To calculate the amount of FICA tax due, the amount of compensation being deferred for a period of time must be determined. The proposed regulations provide specific guidelines for determining the amount deferred, depending on whether or not the deferred compensation plan is an "account balance plan." In the case of plans which are not account balance plans (where actuarial assumptions are required to calculate the present values of future benefits) the regulations permit the use of "reasonable" assumptions and methods instead of prescribing the actuarial assumptions and methods.
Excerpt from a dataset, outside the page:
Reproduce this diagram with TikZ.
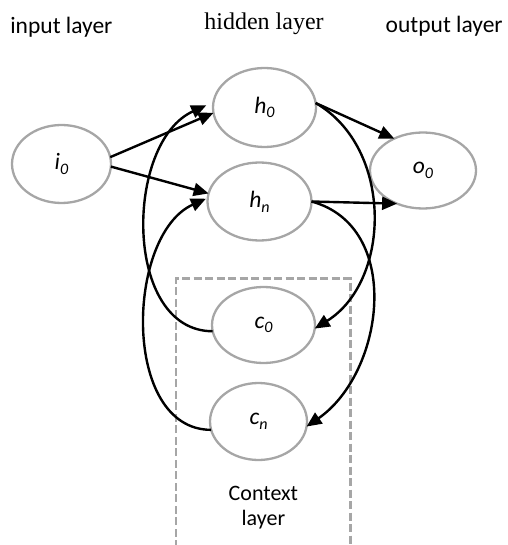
\documentclass[tikz,border=0pt]{standalone}
\usepackage{fontspec}
\setmainfont{Carlito}
\newfontfamily\titleserif{Liberation Serif}
\usetikzlibrary{arrows.meta,shapes.geometric}

\definecolor{ringgray}{HTML}{A6A6A6}

% lowered, smaller index for the unit names
\newcommand{\lowsub}[1]{\raisebox{-0.2em}{\fontsize{16}{16}\selectfont #1}}

\begin{document}
\begin{tikzpicture}[x=1pt,y=-1pt,
  unit/.style={ellipse, draw=ringgray, line width=2.3pt, inner sep=0pt, outer sep=0pt,
               font=\fontsize{23.5}{23.5}\selectfont\itshape},
  link/.style={line width=2.4pt, -{Triangle[length=15pt,width=13pt]}},
  title/.style={anchor=base, inner sep=0pt, font=\fontsize{23.5}{26}\selectfont},
  frame/.style={draw=ringgray, line width=2.3pt, dash pattern=on 8pt off 3.5pt},
]
\useasboundingbox (0,0) rectangle (507,545);

% layer titles
\node[title] (tin)  at (61.4,33.3) {input layer};
\node[title, font=\fontsize{24}{26}\selectfont\titleserif] (thid) at (264,29.3) {hidden layer};
\node[title] (tout) at (444.2,32.7) {output layer};

% context layer frame (open at the bottom)
\draw[frame] (175.7,548) -- (175.7,278.5) -- (350.5,278.5) -- (350.5,548);
\node[title, font=\fontsize{22}{25}\selectfont] (ctx1) at (263.4,500) {Context};
\node[title, font=\fontsize{22}{25}\selectfont] (ctx2) at (263.4,525) {layer};

% units
\node[unit, minimum width=99pt,  minimum height=78pt] (i0) at (61.5,164)   {i\lowsub{0}};
\node[unit, minimum width=103pt, minimum height=79pt] (h0) at (264.5,107.5) {h\lowsub{0}};
\node[unit, minimum width=104pt, minimum height=78pt] (hn) at (259.5,201.5) {h\lowsub{n}};
\node[unit, minimum width=106pt, minimum height=76pt] (o0) at (423,170.5)   {o\lowsub{0}};
\node[unit, minimum width=103pt, minimum height=76pt] (c0) at (263.5,325)   {c\lowsub{0}};
\node[unit, minimum width=97pt,  minimum height=77pt] (cn) at (258.5,421.5) {c\lowsub{n}};

% feed-forward connections
\draw[link] (i0.8)  -- (h0.186);
\draw[link] (i0.-3) -- (hn.171);
\draw[link] (h0.5)  -- (o0.132);
\draw[link] (hn.0)  -- (o0.232);

% copies into the context units
\draw[link] (h0.5) .. controls +(78,45) and +(76.5,-47.7) .. (c0.356);
\draw[link] (hn.0) .. controls +(92,25) and +(78,-54) .. (cn.-6);

% recurrent feedback to the hidden units
\draw[link, shorten >=8pt] (c0.187) .. controls +(-90,0) and +(-89,40) .. (h0.174);
\draw[link, shorten >=2pt] (cn.190) .. controls +(-90,0) and +(-82,37) .. (hn.176);
\end{tikzpicture}
\end{document}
If the amount of deferred compensation is not "reasonably ascertainable" at the time it is required to be taken into account as FICA wages under the special timing rule, the proposed regulations permit employers to delay including the deferred compensation in wages until the amount is reasonably ascertainable, provided certain conditions are met. To ease the withholding burden, the regulations also permit employers to delay including deferred amounts in an employee's wages until the end of the year. An additional amount of leeway is granted to employers in situations where the amount deferred cannot be readily calculated by the end of the year. In this case, the employer may either (1) estimate the amount to be treated as wages and later make adjustments (without incurring interest or penalty charges) to the extent the estimate was over or under the actual amount; or (2) postpone calculating the year-end amount deferred (and including it in wages) until the first quarter of the following year.

As a related matter, the proposed regulations also clarify the types of plans, arrangements, and benefits that are not subject to the "special timing rule" even if they have the effect of deferring compensation. For example, excess golden parachute payments and certain stock-related rights are not subject the rule. "Phantom" stock plans, on the other hand, may be subject to the rule.